Peter asks “If another church member sins against me, how often do I have to forgive them?”  Whenever I read that, it seems to me that Peter is not so much asking about forgiveness, so much as what can he do when it is time not to forgive.  The subtext feels like, “You gave me the keys to the kingdom Lord, when can I use them to punish, not just to forgive forgive forgive?”

Jesus offers us this parable because Peter is missing the point.  Forgiveness is an outworking of love, a tool of joy and renewal and reconnection in a sinful world.  Punishment is God’s, not ours.  So as surely as street racing is not in the covenant when we give our car keys to our kids, neither is punishment in the covenant when we get the kingdom keys from God.  This is so fundamental that if we do not forgive from the heart, we are threatened with hellfire.

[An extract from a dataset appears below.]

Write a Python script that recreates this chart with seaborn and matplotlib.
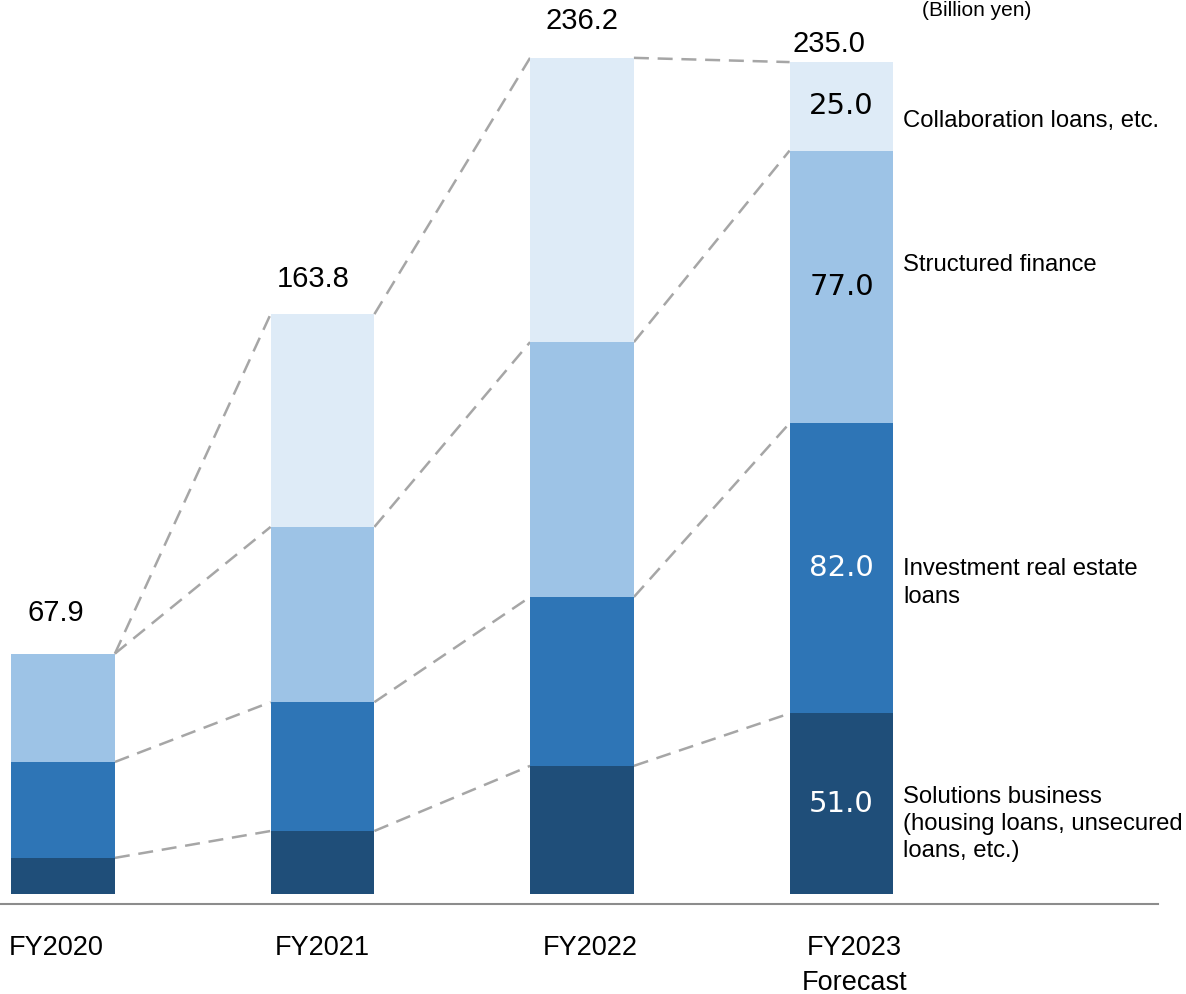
import numpy as np
import pandas as pd
import matplotlib
matplotlib.use("Agg")
import matplotlib.pyplot as plt
import seaborn as sns

# ---- data ----
years = ["FY2020", "FY2021", "FY2022", "FY2023\nForecast"]
segments = ["Solutions business\n(housing loans, unsecured\nloans, etc.)",
            "Investment real estate\nloans",
            "Structured finance",
            "Collaboration loans, etc."]
solutions = [10.2, 17.8, 36.2, 51.0]
investment = [27.1, 36.4, 47.7, 82.0]
structured = [30.6, 49.5, 72.0, 77.0]
collaboration = [0.0, 60.1, 80.3, 25.0]
totals = ["67.9", "163.8", "236.2", "235.0"]
unit_label = "(Billion yen)"

colors = ["#1F4E79", "#2E75B6", "#9DC3E6", "#DEEBF7"]

sns.set_theme(style="white")
plt.rcParams["font.family"] = ["Liberation Sans", "DejaVu Sans"]

W, H = 1186, 994
fig = plt.figure(figsize=(W / 100, H / 100), dpi=100)
# axes: bottom at the baseline line (px 904), top at px 0, left px 0, right px 1158
ax = fig.add_axes([0, (H - 904) / H, 1158 / W, 904 / H])

pxu = 3.54          # px per unit
xs = 259.5          # px per category
x0 = 63.0           # px of first bar centre

series = [solutions, investment, structured, collaboration]
df = pd.DataFrame({"year": years})
bottom = np.zeros(len(years))
cums = []
for name, vals, col in zip(segments, series, colors):
    vals = np.array(vals, dtype=float)
    d = df.copy()
    d["value"] = vals
    sns.barplot(data=d, x="year", y="value", color=col, width=0.4,
                bottom=bottom, ax=ax, edgecolor="none", linewidth=0,
                saturation=1, errorbar=None)
    bottom = bottom + vals
    cums.append(bottom.copy())

ax.set_xlim(-x0 / xs, (1158 - x0) / xs)
ax.set_ylim(-10 / pxu, 894 / pxu)

# dashed connector lines between bar corners
hw = 0.2
for cum in cums:
    for i in range(len(years) - 1):
        ax.plot([i + hw, i + 1 - hw], [cum[i], cum[i + 1]], color="#A6A6A6",
                lw=1.8, ls=(0, (6, 3.5)), zorder=0.5)

# total labels above bars
tot_dy = [11.6, 9.9, 10.5, 5.1]
tot_dx = [-0.027, -0.037, 0.0, -0.048]
for i, t in enumerate(totals):
    ax.text(i + tot_dx[i], cums[-1][i] + tot_dy[i], t, ha="center", va="center",
            fontsize=21, color="black")

# segment values on forecast bar
last = len(years) - 1
seg_vals = [s[last] for s in series]
prev = 0.0
seg_txt_colors = ["white", "white", "black", "black"]
for v, c in zip(seg_vals, seg_txt_colors):
    ax.text(last, prev + v / 2, f"{v:.1f}", ha="center", va="center",
            fontsize=21, color=c, family="DejaVu Sans")
    prev += v

# right-side category labels
lab_x = (903 - x0) / xs
lab_y = [(894 - 824) / pxu, (894 - 583) / pxu, (894 - 265) / pxu, (894 - 121) / pxu]
for name, y in zip(segments, lab_y):
    ax.text(lab_x, y, name, ha="left", va="center", fontsize=17.2,
            color="black", linespacing=1.3)

# unit label (top right)
fig.text(922 / W, 0.999, unit_label, ha="left", va="top", fontsize=15, color="black")

# axis styling
ax.set_xlabel("")
ax.set_ylabel("")
ax.set_yticks([])
ax.set_xticks([-0.027, 1.0, 2.03, 3.05])
ax.set_xticklabels(years, fontsize=19.5, linespacing=1.45, color="black")
ax.tick_params(axis="x", length=0, pad=22)
for s in ["top", "right", "left"]:
    ax.spines[s].set_visible(False)
ax.spines["bottom"].set_color("#8C8C8C")
ax.spines["bottom"].set_linewidth(1.5)
ax.set_facecolor("white")
fig.patch.set_facecolor("white")

fig.savefig("out.png", dpi=100, facecolor="white")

Which is why is it SO important to understand what forgiveness offers.  It is the opportunity to lay down our emotional burdens, knowing that the guilt we carry for what we have done has already been forgiven from God’s heart.  People who actively practice forgiveness live into things like “liberation”, “freedom”, and “new purpose”.  We know that sin and death and crying and illness will end when the Kingdom of Heaven is fulfilled on the Day of Judgement.  What forgiveness provides to us is a foretaste of what that life is going to be like as we can already lay down the burdens of the life of sin and know the joyful, forgiving love of Jesus Christ.  It is nothing less than the foundation upon which our lives, renewed in God’s plan of salvation, is lived joyfully and wondrously in a sinful world. 

            May we be so blessed today.  Amen.